In the absence of any record of such meetings, the lurking suspicion remains that over-familiarity between politicians and businessmen is skewing the democratic process.    

This results in a sorry state of affairs, where regulations and permits are often designed in a way which enriches the few, whilst often impoverishing entire communities.  A case in point is the overdevelopment taking place in every nook and cranny of the country; or ludicrous decisions like allowing Valletta establishment to play load music after 11 pm.

Of course, one may argue that devious politicians will always find a way around such obligations. That is why the OECD also proposes sanctions, for those who breach the Regulation of Lobbying Act.  (In short: if politicians risk jail time, they might be less eager to play around with the rules.)   

Another of the OECD’s proposals is to oblige government to publish a legislative footprint, that indicates the lobbyists consulted in the development of any legislative initiatives.  In this way, all meetings preceding the issue of new regulations would be recorded, and could be followed by the public in real time.    

Equally relevant is the OECD proposal to preclude former politicians from lobbying on behalf of the private sector, immediately after the end of their political career.
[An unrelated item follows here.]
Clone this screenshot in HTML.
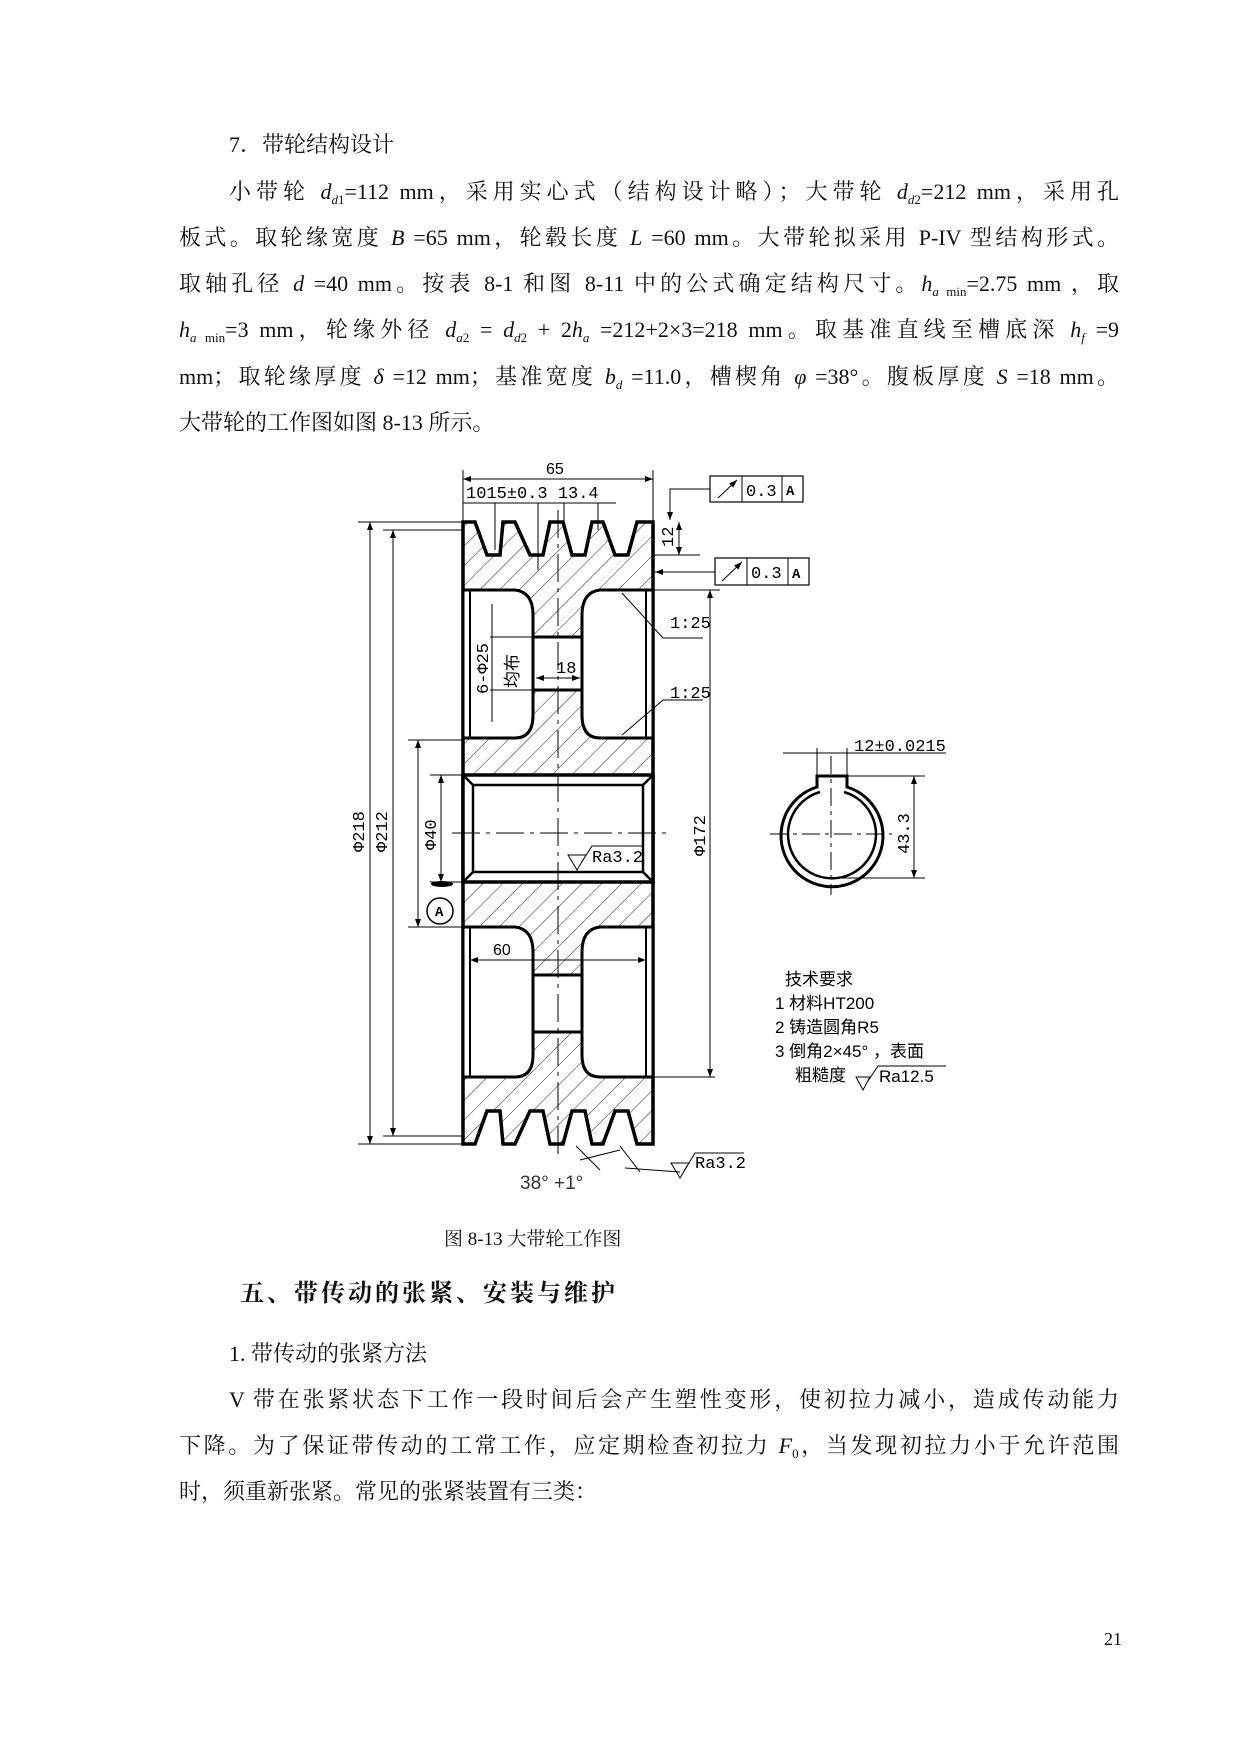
<!DOCTYPE html>
<html><head><meta charset="utf-8"><style>
body{margin:0;background:#fff;}
#p{position:relative;width:1242px;height:1752px;overflow:hidden;background:#fff;font-family:"Liberation Serif","Noto Serif CJK SC",serif;color:#111;}
.l{position:absolute;left:179px;width:940px;font-size:22px;line-height:26px;white-space:nowrap;text-align:justify;text-align-last:justify;}
.t{position:absolute;font-size:22px;line-height:26px;white-space:nowrap;}
i{font-style:italic;}
sub{font-size:13px;vertical-align:-5px;line-height:0;}
svg{position:absolute;left:0;top:0;}
</style></head><body><div id="p">
<div class="t" style="left:229px;top:132px;">7．带轮结构设计</div>
<div class="l" style="left:229px;width:890px;top:179px;">小带轮 <i>d</i><sub><i>d</i>1</sub>=112 mm，采用实心式（结构设计略）；大带轮 <i>d</i><sub><i>d</i>2</sub>=212 mm，采用孔</div>
<div class="l" style="top:225px;">板式。取轮缘宽度 <i>B</i> =65 mm，轮毂长度 <i>L</i> =60 mm。大带轮拟采用 P-IV 型结构形式。</div>
<div class="l" style="top:271px;">取轴孔径 <i>d</i> =40 mm。按表 8-1 和图 8-11 中的公式确定结构尺寸。<i>h</i><sub><i>a</i> min</sub>=2.75 mm ，取</div>
<div class="l" style="top:317px;"><i>h</i><sub><i>a</i> min</sub>=3 mm，轮缘外径 <i>d</i><sub><i>a</i>2</sub> = <i>d</i><sub><i>d</i>2</sub> + 2<i>h</i><sub><i>a</i></sub> =212+2×3=218 mm。取基准直线至槽底深 <i>h</i><sub><i>f</i></sub> =9</div>
<div class="l" style="top:364px;">mm；取轮缘厚度 <i>δ</i> =12 mm；基准宽度 <i>b</i><sub><i>d</i></sub> =11.0，槽楔角 <i>φ</i> =38°。腹板厚度 <i>S</i> =18 mm。</div>
<div class="t" style="left:179px;top:410px;">大带轮的工作图如图 8-13 所示。</div>

<svg width="1242" height="1752" viewBox="0 0 1242 1752" font-family="Liberation Mono, Noto Sans CJK SC, monospace">
<defs>
<pattern id="h" width="14" height="14" patternUnits="userSpaceOnUse" patternTransform="rotate(45)">
<line x1="0" y1="0" x2="0" y2="14" stroke="#222" stroke-width="1"/></pattern>
<marker id="a" markerWidth="8" markerHeight="6" refX="8" refY="3" orient="auto-start-reverse"><path d="M0,0 L8,3 L0,6z" fill="#000"/></marker>
</defs>
<path d="M463,522 L475,522 L487,555 L500,555 L503,522 L515,522 L530,555 L543,555 L550,522 L563,522 L572,555 L585,555 L592,522 L603,522 L615,555 L628,555 L637,522 L653,522 L653,1144 L637,1144 L628,1111 L615,1111 L603,1144 L592,1144 L585,1111 L572,1111 L563,1144 L550,1144 L543,1111 L530,1111 L515,1144 L503,1144 L500,1111 L487,1111 L475,1144 L463,1144 Z" fill="url(#h)" stroke="#000" stroke-width="3.5"/>
<path d="M463,590 L515,590 Q533,592 533,615 L533,715 Q533,738 515,738 L463,738 Z" fill="#fff" stroke="#000" stroke-width="3"/>
<path d="M653,590 L600,590 Q582,592 582,615 L582,715 Q582,738 600,738 L653,738 Z" fill="#fff" stroke="#000" stroke-width="3"/>
<rect x="533" y="637" width="49" height="53" fill="#fff" stroke="#000" stroke-width="3"/>
<path d="M463,927 L515,927 Q533,929 533,952 L533,1055 Q533,1077 515,1077 L463,1077 Z" fill="#fff" stroke="#000" stroke-width="3"/>
<path d="M653,927 L600,927 Q582,929 582,952 L582,1055 Q582,1077 600,1077 L653,1077 Z" fill="#fff" stroke="#000" stroke-width="3"/>
<rect x="533" y="975" width="49" height="57" fill="#fff" stroke="#000" stroke-width="3"/>
<rect x="463" y="775" width="190" height="107" fill="#fff" stroke="#000" stroke-width="3.5"/>
<path d="M473,785 L643,785 M473,872 L643,872 M473,785 L473,872 M643,785 L643,872 M463,775 L473,785 M653,775 L643,785 M463,882 L473,872 M653,882 L643,872" stroke="#000" stroke-width="2.5" fill="none"/>
<path d="M470,590 L470,738 M646,590 L646,738 M470,927 L470,1077 M646,927 L646,1077" stroke="#000" stroke-width="2"/>
<path d="M558,510 L558,1160 M452,833 L668,833" stroke="#000" stroke-width="1" stroke-dasharray="28,6,4,6" fill="none"/>
<path d="M463,470 L463,522 M653,470 L653,522" stroke="#000" stroke-width="1"/>
<line x1="463" y1="479" x2="653" y2="479" stroke="#000" marker-start="url(#a)" marker-end="url(#a)"/>
<text x="546" y="474" font-size="16" font-family="Liberation Sans, sans-serif">65</text>
<line x1="463" y1="503" x2="616" y2="503" stroke="#000"/>
<path d="M495,503 L495,550 M538,503 L538,570 M564,503 L564,530 M598,503 L598,530" stroke="#000" stroke-width="1"/>
<text x="466" y="498" font-size="17">1015±0.3 13.4</text>
<rect x="710" y="476" width="93" height="26" fill="#fff" stroke="#000" stroke-width="1.2"/>
<path d="M742,476 L742,502 M782,476 L782,502" stroke="#000"/>
<line x1="718" y1="498" x2="737" y2="480" stroke="#000" marker-end="url(#a)"/>
<text x="746" y="496" font-size="17">0.3</text><text x="786" y="495" font-size="14" font-weight="bold">A</text>
<path d="M710,489 L670,489 L670,520" stroke="#000" fill="none" marker-end="url(#a)"/>
<rect x="715" y="558" width="94" height="27" fill="#fff" stroke="#000" stroke-width="1.2"/>
<path d="M747,558 L747,585 M788,558 L788,585" stroke="#000"/>
<line x1="722" y1="581" x2="742" y2="562" stroke="#000" marker-end="url(#a)"/>
<text x="751" y="578" font-size="17">0.3</text><text x="792" y="578" font-size="14" font-weight="bold">A</text>
<line x1="715" y1="572" x2="655" y2="572" stroke="#000" marker-end="url(#a)"/>
<path d="M653,555 L700,555" stroke="#000"/>
<line x1="679" y1="522" x2="679" y2="555" stroke="#000" marker-start="url(#a)" marker-end="url(#a)"/>
<text transform="translate(673,547) rotate(-90)" font-size="17">12</text>
<text x="670" y="628" font-size="17">1:25</text>
<path d="M703,638 L663,638 L622,593" stroke="#000" fill="none"/>
<text x="670" y="698" font-size="17">1:25</text>
<path d="M703,700 L663,700 L622,735" stroke="#000" fill="none"/>
<path d="M653,590 L720,590 M653,1077 L715,1077" stroke="#000"/>
<line x1="710" y1="590" x2="710" y2="1077" stroke="#000" marker-start="url(#a)" marker-end="url(#a)"/>
<text transform="translate(705,856) rotate(-90)" font-size="17">Φ172</text>
<path d="M358,522 L463,522 M358,1144 L463,1144 M383,530 L463,530 M383,1136 L463,1136 M408,740 L463,740 M408,927 L463,927 M430,775 L463,775 M430,882 L463,882" stroke="#000"/>
<line x1="370" y1="522" x2="370" y2="1144" stroke="#000" marker-start="url(#a)" marker-end="url(#a)"/>
<line x1="393" y1="530" x2="393" y2="1136" stroke="#000" marker-start="url(#a)" marker-end="url(#a)"/>
<line x1="418" y1="740" x2="418" y2="927" stroke="#000" marker-start="url(#a)" marker-end="url(#a)"/>
<line x1="441" y1="775" x2="441" y2="882" stroke="#000" marker-start="url(#a)" marker-end="url(#a)"/>
<text transform="translate(364,852) rotate(-90)" font-size="17">Φ218</text>
<text transform="translate(387,852) rotate(-90)" font-size="17">Φ212</text>
<text transform="translate(436,850) rotate(-90)" font-size="17">Φ40</text>
<ellipse cx="442" cy="884" rx="11" ry="3" fill="#000"/>
<circle cx="440" cy="911" r="13" fill="#fff" stroke="#000" stroke-width="1.5"/>
<text x="435" y="916" font-size="14" font-weight="bold">A</text>
<path d="M492,604 L492,722 M490,637 L533,637 M490,690 L533,690" stroke="#000"/>
<text transform="translate(488,694) rotate(-90)" font-size="17">6-Φ25</text>
<text transform="translate(518,688) rotate(-90)" font-size="17" font-family="Noto Sans CJK SC, sans-serif">均布</text>
<line x1="536" y1="678" x2="580" y2="678" stroke="#000" marker-start="url(#a)" marker-end="url(#a)"/>
<text x="556" y="673" font-size="17">18</text>
<line x1="470" y1="960" x2="646" y2="960" stroke="#000" marker-start="url(#a)" marker-end="url(#a)"/>
<text x="493" y="955" font-size="16" font-family="Liberation Sans, sans-serif">60</text>
<path d="M568,855 L586,855 L577,870 Z M581,863 L592,846 L642,846" stroke="#000" fill="none"/>
<text x="592" y="862" font-size="17">Ra3.2</text>
<path d="M671,1163 L689,1163 L680,1178 Z M684,1171 L695,1153 L744,1153" stroke="#000" fill="none"/>
<text x="695" y="1168" font-size="17">Ra3.2</text>
<path d="M576,1146 L600,1170 M620,1146 L640,1172 M625,1168 L680,1172 M580,1160 L620,1150" stroke="#000" fill="none"/>
<text x="520" y="1189" font-size="19" font-family="Liberation Sans, sans-serif" fill="#333">38° +1°</text>
<path d="M817,776 L847,776 L847,787 A51,51 0 1 1 817,787 Z" fill="none" stroke="#000" stroke-width="3"/>
<path d="M820,792 A44,44 0 1 0 844,792" fill="none" stroke="#000" stroke-width="2.5"/>
<path d="M831,756 L831,895 M770,834 L892,834" stroke="#000" stroke-dasharray="18,5,4,5"/>
<path d="M817,748 L817,776 M847,748 L847,776 M783,753 L946,753" stroke="#000"/>
<text x="854" y="751" font-size="17">12±0.0215</text>
<path d="M847,776 L925,776 M831,878 L925,878" stroke="#000"/>
<line x1="914" y1="776" x2="914" y2="878" stroke="#000" marker-start="url(#a)" marker-end="url(#a)"/>
<text transform="translate(909,854) rotate(-90)" font-size="17">43.3</text>
<g font-size="17" font-family="Liberation Sans, Noto Sans CJK SC, sans-serif">
<text x="785" y="985">技术要求</text>
<text x="775" y="1009">1  材料HT200</text>
<text x="775" y="1033">2  铸造圆角R5</text>
<text x="775" y="1057">3  倒角2×45° ，表面</text>
<text x="795" y="1081">粗糙度</text>
<path d="M856,1077 L870,1077 L863,1090 Z M866,1084 L878,1066 L946,1066" stroke="#000" fill="none"/>
<text x="879" y="1082">Ra12.5</text>
</g>
</svg>

<div class="t" style="left:444px;top:1227px;font-size:19px;">图 8-13  大带轮工作图</div>
<div class="t" style="left:240px;top:1281px;font-size:24px;letter-spacing:3px;font-weight:bold;">五、带传动的张紧、安装与维护</div>
<div class="t" style="left:229px;top:1341px;">1. 带传动的张紧方法</div>
<div class="l" style="left:229px;width:890px;top:1387px;">V 带在张紧状态下工作一段时间后会产生塑性变形，使初拉力减小，造成传动能力</div>
<div class="l" style="top:1433px;">下降。为了保证带传动的工常工作，应定期检查初拉力 <i>F</i><sub>0</sub>，当发现初拉力小于允许范围</div>
<div class="t" style="left:179px;top:1479px;">时，须重新张紧。常见的张紧装置有三类：</div>
<div class="t" style="left:1104px;top:1626px;font-size:18px;">21</div>
</div></body></html>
The recent appointment of Joseph Muscat in an organisation which represents top tier football clubs – effectively becoming a lobbyist himself, three years after resigning from office – Is a case in point.   

Another example was how the Malta Developers Association had recruited Marthese Portelli, the Opposition’s former spokesperson for planning; and also Deborah Schembri, a former parliamentary secretary responsible for planning under Labour.  The employment of former PN politicians by the DB Group is yet another indication of the cosy relationship between the political class and business lobbyists.

The lack of enthusiasm for reform in this sector may well reflect the self-interest of politicians who thrive in a system of patronage and who actually invest in their own retirement by courting business connections during their term in office.

Politicians can only prove us wrong by supporting laws which set up the much-needed firewall between big business and the political class.  This should obviously be accompanied by a holistic reform : including higher salaries for full-time parliamentarians, as well as transparent mechanisms to ease the transition from politics to the labour market.

For as a country, we also need to learn that democracy and transparency also come at a cost: which is worth paying to avoid a downward spiral into a corporate dictatorship dominated by secretive cabals.